**Task prompt:**
Print exactly the lines below between the line containing "Generate a Python" and the line containing "slices = list(range(1, 85))", counting both of those lines. Leave pictures out.

Entries with chart source code:

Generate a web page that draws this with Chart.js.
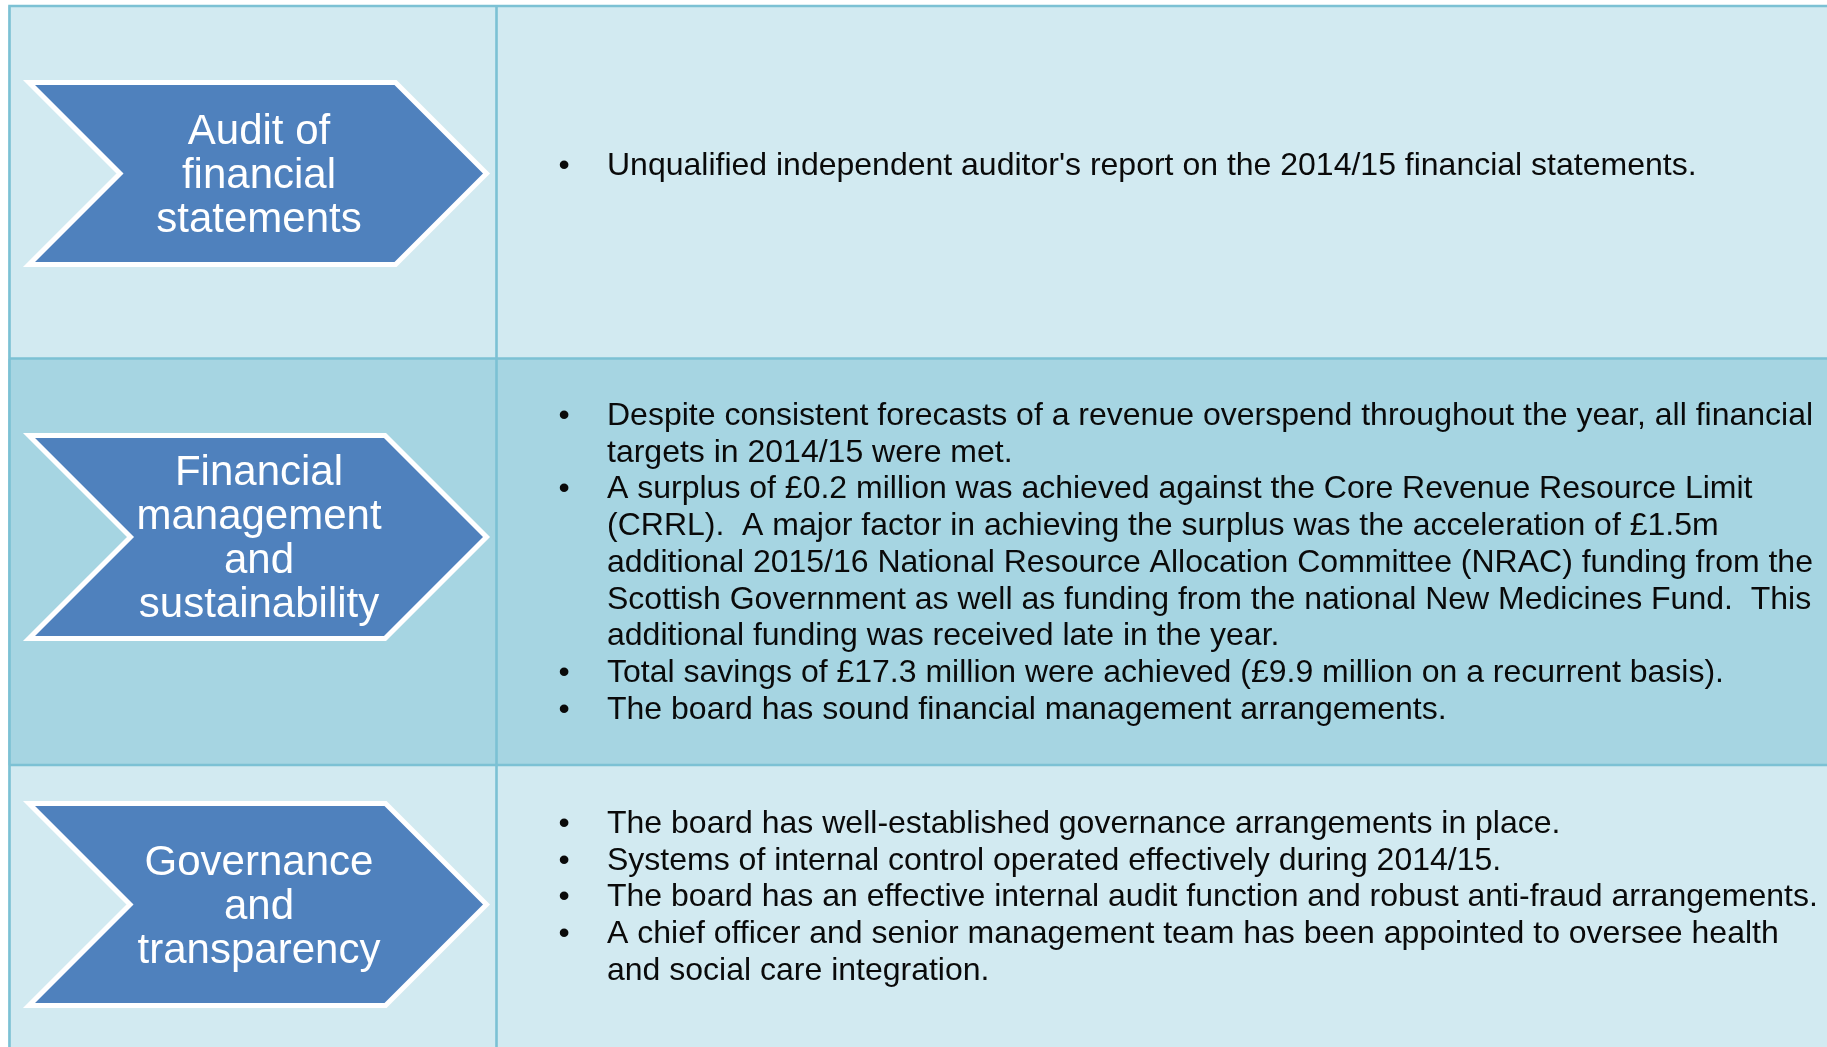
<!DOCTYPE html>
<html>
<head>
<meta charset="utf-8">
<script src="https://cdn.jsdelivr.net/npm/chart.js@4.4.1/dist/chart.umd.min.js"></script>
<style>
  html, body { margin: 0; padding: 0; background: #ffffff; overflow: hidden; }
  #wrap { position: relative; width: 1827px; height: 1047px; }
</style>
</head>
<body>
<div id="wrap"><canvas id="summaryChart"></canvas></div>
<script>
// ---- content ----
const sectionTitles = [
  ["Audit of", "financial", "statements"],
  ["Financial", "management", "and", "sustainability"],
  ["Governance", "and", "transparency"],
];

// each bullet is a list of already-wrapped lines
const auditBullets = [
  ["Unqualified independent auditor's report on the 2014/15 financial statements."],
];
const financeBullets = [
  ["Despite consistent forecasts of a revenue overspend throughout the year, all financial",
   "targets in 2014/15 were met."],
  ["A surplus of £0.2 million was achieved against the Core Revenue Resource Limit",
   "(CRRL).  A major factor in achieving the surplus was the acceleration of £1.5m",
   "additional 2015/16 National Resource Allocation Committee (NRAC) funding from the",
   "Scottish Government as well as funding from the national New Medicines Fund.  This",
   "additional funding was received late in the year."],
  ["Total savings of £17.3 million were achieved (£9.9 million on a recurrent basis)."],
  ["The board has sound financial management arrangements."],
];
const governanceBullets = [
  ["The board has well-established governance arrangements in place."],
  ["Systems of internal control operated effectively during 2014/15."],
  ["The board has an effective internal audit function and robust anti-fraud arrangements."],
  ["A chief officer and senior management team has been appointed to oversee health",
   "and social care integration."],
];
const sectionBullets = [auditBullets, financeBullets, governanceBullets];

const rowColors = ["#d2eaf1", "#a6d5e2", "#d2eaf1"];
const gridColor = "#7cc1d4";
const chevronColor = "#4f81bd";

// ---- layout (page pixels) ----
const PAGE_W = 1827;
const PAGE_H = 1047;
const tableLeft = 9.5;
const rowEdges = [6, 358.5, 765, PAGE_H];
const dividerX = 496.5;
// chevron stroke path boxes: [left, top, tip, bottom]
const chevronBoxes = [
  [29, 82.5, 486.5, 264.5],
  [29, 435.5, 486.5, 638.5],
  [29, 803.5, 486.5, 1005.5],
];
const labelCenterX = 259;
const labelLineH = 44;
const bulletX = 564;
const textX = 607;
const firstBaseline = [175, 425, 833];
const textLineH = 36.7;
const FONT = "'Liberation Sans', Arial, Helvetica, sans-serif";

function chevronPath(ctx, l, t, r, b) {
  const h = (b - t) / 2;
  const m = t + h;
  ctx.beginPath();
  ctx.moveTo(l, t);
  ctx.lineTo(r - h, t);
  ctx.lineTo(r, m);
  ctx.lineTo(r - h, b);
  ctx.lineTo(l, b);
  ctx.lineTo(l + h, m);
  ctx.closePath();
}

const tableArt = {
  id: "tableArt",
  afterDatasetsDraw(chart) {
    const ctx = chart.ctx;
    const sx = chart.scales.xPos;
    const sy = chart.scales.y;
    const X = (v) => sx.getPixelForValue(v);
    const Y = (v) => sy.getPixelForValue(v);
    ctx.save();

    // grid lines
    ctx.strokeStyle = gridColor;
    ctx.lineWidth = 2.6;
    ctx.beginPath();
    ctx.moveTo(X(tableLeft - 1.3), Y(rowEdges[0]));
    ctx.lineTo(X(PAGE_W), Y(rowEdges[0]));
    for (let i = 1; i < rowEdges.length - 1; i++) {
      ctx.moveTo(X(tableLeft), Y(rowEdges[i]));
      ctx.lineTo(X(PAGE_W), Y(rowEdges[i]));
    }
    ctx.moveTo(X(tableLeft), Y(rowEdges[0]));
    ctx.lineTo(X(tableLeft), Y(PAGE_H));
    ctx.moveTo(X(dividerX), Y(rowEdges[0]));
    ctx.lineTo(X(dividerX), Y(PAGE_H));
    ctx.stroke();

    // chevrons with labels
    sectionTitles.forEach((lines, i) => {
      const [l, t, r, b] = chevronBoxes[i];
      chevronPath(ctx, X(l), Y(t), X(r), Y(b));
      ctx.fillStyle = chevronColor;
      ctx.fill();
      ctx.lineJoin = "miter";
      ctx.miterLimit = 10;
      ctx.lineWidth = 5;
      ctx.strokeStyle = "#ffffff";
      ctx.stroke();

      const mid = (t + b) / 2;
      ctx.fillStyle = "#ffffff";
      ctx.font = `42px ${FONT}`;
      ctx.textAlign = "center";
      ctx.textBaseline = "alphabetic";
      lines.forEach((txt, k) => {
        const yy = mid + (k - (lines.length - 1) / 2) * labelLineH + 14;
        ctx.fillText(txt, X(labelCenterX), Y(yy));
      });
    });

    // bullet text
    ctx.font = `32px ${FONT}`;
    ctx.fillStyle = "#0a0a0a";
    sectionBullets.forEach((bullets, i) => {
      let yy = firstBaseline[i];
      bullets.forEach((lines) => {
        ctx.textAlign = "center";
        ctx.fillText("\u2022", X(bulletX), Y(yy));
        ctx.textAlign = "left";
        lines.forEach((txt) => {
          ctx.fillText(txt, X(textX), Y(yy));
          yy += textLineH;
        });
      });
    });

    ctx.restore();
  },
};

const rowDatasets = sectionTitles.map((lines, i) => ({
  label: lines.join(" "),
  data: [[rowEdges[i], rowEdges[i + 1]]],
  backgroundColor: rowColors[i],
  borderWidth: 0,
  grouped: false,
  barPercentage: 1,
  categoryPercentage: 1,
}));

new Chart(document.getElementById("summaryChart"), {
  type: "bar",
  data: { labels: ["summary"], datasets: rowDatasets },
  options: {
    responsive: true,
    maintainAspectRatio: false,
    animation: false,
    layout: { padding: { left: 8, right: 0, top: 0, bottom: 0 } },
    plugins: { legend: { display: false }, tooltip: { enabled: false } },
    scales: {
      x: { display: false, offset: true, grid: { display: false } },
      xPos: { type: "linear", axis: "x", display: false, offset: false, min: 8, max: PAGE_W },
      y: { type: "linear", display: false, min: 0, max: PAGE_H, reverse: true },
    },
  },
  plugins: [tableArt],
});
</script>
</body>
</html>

==

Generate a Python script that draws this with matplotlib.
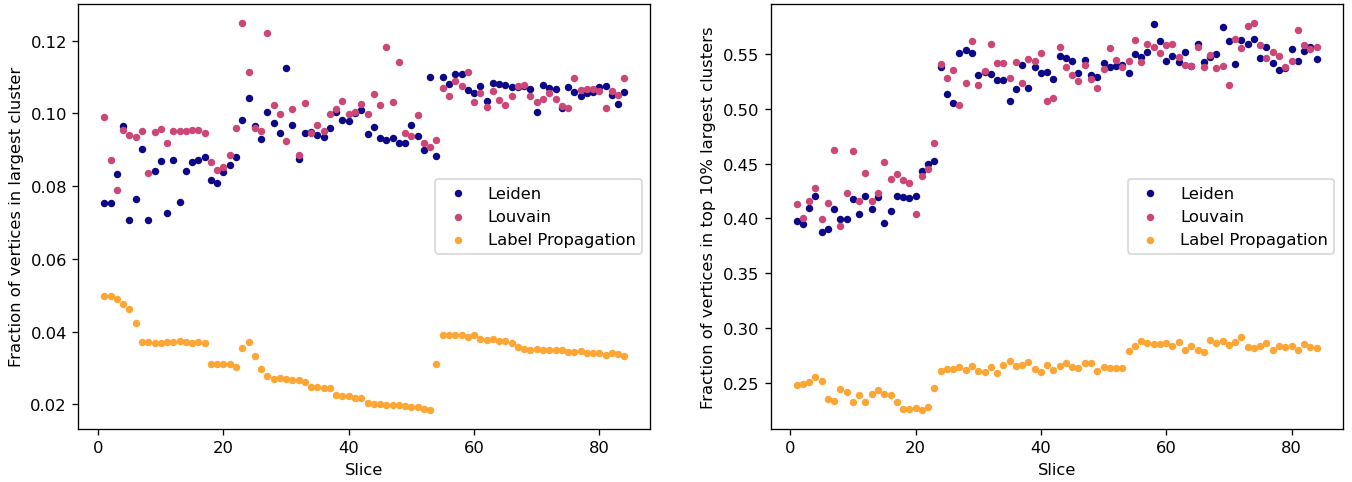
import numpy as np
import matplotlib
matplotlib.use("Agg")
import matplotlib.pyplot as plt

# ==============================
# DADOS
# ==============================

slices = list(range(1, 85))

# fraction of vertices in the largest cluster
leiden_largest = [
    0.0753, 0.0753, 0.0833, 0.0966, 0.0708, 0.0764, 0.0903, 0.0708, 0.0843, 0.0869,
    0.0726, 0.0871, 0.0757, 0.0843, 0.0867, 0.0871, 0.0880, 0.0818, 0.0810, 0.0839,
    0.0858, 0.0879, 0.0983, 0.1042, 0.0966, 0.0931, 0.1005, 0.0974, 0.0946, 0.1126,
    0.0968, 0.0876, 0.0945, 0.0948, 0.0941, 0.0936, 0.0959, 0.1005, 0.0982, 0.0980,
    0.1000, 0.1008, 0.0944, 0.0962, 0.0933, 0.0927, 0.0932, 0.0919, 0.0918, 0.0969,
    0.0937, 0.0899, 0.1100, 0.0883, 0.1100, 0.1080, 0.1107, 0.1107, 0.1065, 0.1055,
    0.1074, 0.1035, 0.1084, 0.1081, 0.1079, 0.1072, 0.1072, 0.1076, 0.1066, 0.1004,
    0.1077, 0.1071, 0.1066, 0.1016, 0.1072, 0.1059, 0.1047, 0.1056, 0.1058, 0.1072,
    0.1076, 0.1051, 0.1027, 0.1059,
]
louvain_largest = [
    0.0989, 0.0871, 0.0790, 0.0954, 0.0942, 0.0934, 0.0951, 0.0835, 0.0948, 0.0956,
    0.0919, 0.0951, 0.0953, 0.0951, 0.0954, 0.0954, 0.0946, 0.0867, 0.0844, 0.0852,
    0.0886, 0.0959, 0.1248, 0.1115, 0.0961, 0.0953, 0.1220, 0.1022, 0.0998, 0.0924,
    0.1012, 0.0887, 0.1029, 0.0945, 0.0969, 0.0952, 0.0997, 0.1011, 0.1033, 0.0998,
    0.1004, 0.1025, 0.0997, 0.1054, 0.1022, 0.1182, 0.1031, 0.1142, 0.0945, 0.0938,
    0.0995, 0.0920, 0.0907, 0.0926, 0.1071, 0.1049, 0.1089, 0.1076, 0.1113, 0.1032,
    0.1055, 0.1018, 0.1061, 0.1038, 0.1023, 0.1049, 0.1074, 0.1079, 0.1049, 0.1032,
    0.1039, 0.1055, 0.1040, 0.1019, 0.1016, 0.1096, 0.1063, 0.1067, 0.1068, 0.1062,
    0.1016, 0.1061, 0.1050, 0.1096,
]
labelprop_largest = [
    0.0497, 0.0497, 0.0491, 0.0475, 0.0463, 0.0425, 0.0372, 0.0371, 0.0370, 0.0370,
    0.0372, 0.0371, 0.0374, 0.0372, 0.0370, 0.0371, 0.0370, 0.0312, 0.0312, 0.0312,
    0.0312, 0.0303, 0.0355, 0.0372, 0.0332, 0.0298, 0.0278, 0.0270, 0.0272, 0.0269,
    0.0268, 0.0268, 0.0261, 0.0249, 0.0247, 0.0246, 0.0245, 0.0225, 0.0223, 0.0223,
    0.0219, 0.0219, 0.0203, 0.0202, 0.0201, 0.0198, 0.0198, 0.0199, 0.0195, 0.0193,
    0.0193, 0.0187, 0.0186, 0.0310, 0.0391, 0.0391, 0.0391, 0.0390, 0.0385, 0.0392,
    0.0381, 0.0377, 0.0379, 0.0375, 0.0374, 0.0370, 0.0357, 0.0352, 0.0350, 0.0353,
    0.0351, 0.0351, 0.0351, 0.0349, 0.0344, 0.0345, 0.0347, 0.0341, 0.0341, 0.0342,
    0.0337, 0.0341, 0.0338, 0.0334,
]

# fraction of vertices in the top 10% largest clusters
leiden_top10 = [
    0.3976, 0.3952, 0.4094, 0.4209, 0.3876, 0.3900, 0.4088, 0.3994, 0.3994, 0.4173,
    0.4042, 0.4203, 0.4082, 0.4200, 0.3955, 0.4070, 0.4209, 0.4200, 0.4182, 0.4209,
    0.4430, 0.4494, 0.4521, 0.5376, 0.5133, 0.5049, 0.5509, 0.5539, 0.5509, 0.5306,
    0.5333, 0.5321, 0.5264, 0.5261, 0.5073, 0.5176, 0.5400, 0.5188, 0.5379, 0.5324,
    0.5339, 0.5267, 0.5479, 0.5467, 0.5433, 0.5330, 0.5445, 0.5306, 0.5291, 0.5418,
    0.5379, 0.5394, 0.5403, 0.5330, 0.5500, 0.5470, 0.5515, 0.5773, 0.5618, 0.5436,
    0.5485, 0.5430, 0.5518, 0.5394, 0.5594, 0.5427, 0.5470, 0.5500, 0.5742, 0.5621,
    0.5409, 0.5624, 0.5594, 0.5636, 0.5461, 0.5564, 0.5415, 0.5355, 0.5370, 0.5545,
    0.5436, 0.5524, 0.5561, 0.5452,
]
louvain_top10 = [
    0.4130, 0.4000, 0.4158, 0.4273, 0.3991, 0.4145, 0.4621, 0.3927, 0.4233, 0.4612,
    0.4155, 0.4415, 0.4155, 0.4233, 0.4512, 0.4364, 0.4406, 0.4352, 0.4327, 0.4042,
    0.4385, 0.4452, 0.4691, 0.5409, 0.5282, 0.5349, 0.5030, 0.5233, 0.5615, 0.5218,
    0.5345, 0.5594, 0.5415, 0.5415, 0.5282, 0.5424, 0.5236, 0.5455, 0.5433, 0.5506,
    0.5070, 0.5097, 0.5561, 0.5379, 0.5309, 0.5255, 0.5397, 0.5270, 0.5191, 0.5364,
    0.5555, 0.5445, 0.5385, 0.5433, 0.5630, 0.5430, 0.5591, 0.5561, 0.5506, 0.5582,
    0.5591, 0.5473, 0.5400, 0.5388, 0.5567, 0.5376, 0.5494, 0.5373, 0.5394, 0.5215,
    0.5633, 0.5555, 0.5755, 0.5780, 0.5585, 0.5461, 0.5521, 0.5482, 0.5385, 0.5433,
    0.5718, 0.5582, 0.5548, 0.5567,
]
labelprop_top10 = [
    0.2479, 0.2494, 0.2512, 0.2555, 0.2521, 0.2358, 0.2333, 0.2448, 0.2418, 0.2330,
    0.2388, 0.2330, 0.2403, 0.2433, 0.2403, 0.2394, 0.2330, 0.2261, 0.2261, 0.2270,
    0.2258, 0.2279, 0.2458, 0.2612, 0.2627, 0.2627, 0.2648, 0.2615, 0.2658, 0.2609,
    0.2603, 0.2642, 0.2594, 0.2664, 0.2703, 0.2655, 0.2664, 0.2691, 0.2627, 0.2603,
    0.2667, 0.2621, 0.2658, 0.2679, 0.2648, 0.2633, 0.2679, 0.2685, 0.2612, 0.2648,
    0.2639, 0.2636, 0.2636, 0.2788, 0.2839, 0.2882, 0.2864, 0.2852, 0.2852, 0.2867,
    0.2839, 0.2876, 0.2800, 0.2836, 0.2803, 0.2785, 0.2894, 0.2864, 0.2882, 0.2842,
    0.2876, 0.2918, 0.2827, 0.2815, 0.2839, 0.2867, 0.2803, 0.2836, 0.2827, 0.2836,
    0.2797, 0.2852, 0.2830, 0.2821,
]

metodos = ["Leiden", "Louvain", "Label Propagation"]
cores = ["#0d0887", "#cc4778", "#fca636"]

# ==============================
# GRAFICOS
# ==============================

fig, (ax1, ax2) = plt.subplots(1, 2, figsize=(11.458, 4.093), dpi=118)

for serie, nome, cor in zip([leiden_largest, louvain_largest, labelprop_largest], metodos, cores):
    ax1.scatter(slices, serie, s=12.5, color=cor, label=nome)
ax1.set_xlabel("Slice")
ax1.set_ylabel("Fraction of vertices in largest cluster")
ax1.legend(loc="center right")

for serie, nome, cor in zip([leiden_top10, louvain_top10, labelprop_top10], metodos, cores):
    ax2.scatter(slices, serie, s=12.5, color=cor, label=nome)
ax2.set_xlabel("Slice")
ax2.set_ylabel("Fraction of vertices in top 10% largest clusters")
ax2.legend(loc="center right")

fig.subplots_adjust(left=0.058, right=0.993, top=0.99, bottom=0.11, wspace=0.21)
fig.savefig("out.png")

**Complete output:**
Generate a Python script that draws this with matplotlib.
import numpy as np
import matplotlib
matplotlib.use("Agg")
import matplotlib.pyplot as plt

# ==============================
# DADOS
# ==============================

slices = list(range(1, 85))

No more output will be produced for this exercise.